Attorno a noi il cibo sta cambiando, lo ha sempre fatto e ancora adesso pochi ne parlano. Fino a dieci anni fa si andava al ristorante con un solo intento: mangiare. Oggi, invece, si parla di esperienza. Benissimo, ma di quell’esperienza cosa rimane nella cultura di una persona, nell’identità di un territorio, nella conoscenza della materia? Sono queste le cose di cui pochi, troppo pochi, parlano.
Restituiamo alla cucina, al cibo, la sua componente di serietà: con questo non voglio dire che non ci si debba divertire attorno ad un piatto, ad una ricetta, ad una sperimentazione con gli ingredienti. Anzi, ben vengano tutti i tentativi, ma quelli non riusciti archiviamoli per favore. Per tornare a capire, tutti, il valore da attribuire a un alimento, a una ricetta, a un’esperienza.
La ristorazione in Italia sta cercando una sua identità, dividendosi sulla difesa strenua della tradizione rispetto a un’innovazione che naviga forse un po’ troppo a vista.
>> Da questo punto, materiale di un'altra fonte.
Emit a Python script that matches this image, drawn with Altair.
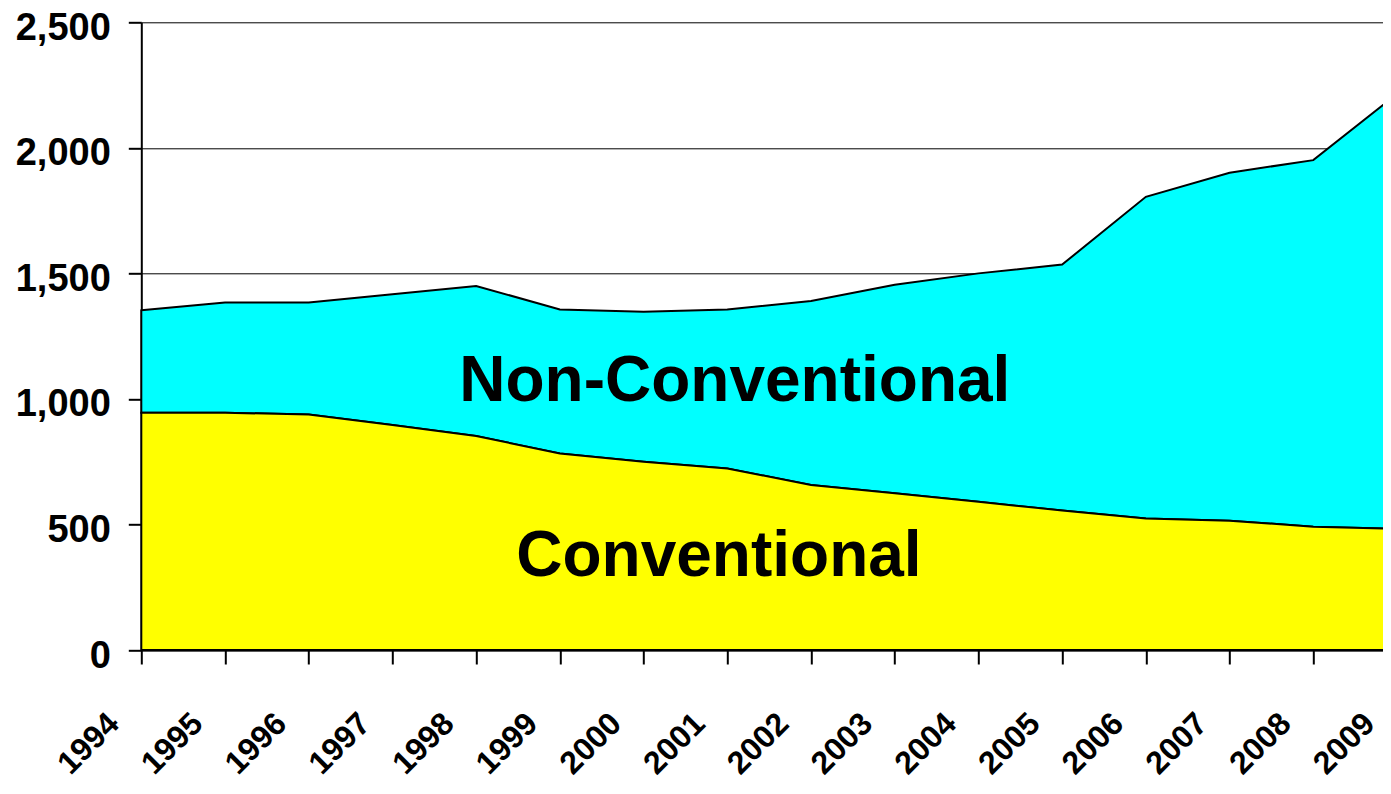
import altair as alt
import pandas as pd

# ---- data ----
years = list(range(1994, 2010))
conventional = [945, 945, 938, 896, 852, 783, 750, 723, 657, 624, 590, 556, 524, 515, 491, 483]
non_conventional = [408, 439, 446, 521, 598, 573, 597, 633, 733, 831, 910, 979, 1281, 1386, 1460, 1732]
y_ticks = [0, 500, 1000, 1500, 2000, 2500]

label_text = ["Non-Conventional", "Conventional"]
label_year = [2001.09, 2000.90]
label_value = [991, 295]

df = pd.DataFrame({"year": years, "conventional": conventional, "non_conventional": non_conventional})
labels = pd.DataFrame({"text": label_text, "year": label_year, "value": label_value})

FONT = "Liberation Sans"

x_scale = alt.Scale(domain=[1994, 2009], nice=False, zero=False)
y_scale = alt.Scale(domain=[0, 2500], nice=False)

x_axis = alt.Axis(
    values=years, format="d", title=None, grid=False,
    labelAngle=-45, labelAlign="right", labelBaseline="middle",
    labelFont=FONT, labelFontWeight="bold", labelFontSize=32, labelColor="black",
    labelOffset=-28, labelPadding=54, labelFlush=False, labelOverlap=False, labelBound=False,
    tickSize=14, tickColor="black", tickWidth=2,
    domainColor="black", domainWidth=2,
)
y_axis = alt.Axis(
    values=y_ticks, format=",.0f", title=None, grid=True,
    gridColor="black", gridWidth=1, gridOpacity=1,
    labelFont=FONT, labelFontWeight="bold", labelFontSize=38, labelColor="black",
    labelPadding=18, labelOffset=6, labelFlush=False, labelOverlap=False,
    tickSize=13, tickColor="black", tickWidth=2,
    domainColor="black", domainWidth=2,
)

base = alt.Chart(df).transform_calculate(total="datum.conventional + datum.non_conventional")

conv_area = base.mark_area(color="#FFFF00", stroke="black", strokeWidth=2, opacity=1).encode(
    x=alt.X("year:Q", scale=x_scale, axis=x_axis),
    y=alt.Y("conventional:Q", scale=y_scale, axis=y_axis),
)

nonconv_area = base.mark_area(color="#00FFFF", stroke="black", strokeWidth=2, opacity=1).encode(
    x=alt.X("year:Q", scale=x_scale),
    y=alt.Y("total:Q", scale=y_scale),
    y2="conventional:Q",
)

text = alt.Chart(labels).mark_text(
    font=FONT, fontWeight="bold", fontSize=64, align="center", baseline="alphabetic", color="black"
).encode(
    x=alt.X("year:Q", scale=x_scale),
    y=alt.Y("value:Q", scale=y_scale),
    text="text:N",
)

chart = alt.layer(nonconv_area, conv_area, text).properties(
    width=1255.7,
    height=627.7,
    autosize=alt.AutoSizeParams(type="none"),
    padding={"left": 133.3, "top": 14.3, "right": -14, "bottom": 135},
    background="white",
).configure_view(stroke=None)

chart.save("out.html", embed_options={"renderer": "svg", "actions": False})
Noi crediamo che, proprio per la ricchezza della biodiversità dei prodotti, per i mille e mille campanili sotto cui si riassumono le infinite varianti di un piatto, la ricerca possa riassumersi sotto una sola parola: semplicità.
Praticare la semplicità è forse l’azione più difficile che ci sia in cucina, ma il lustro che ci attende va proprio in quella direzione.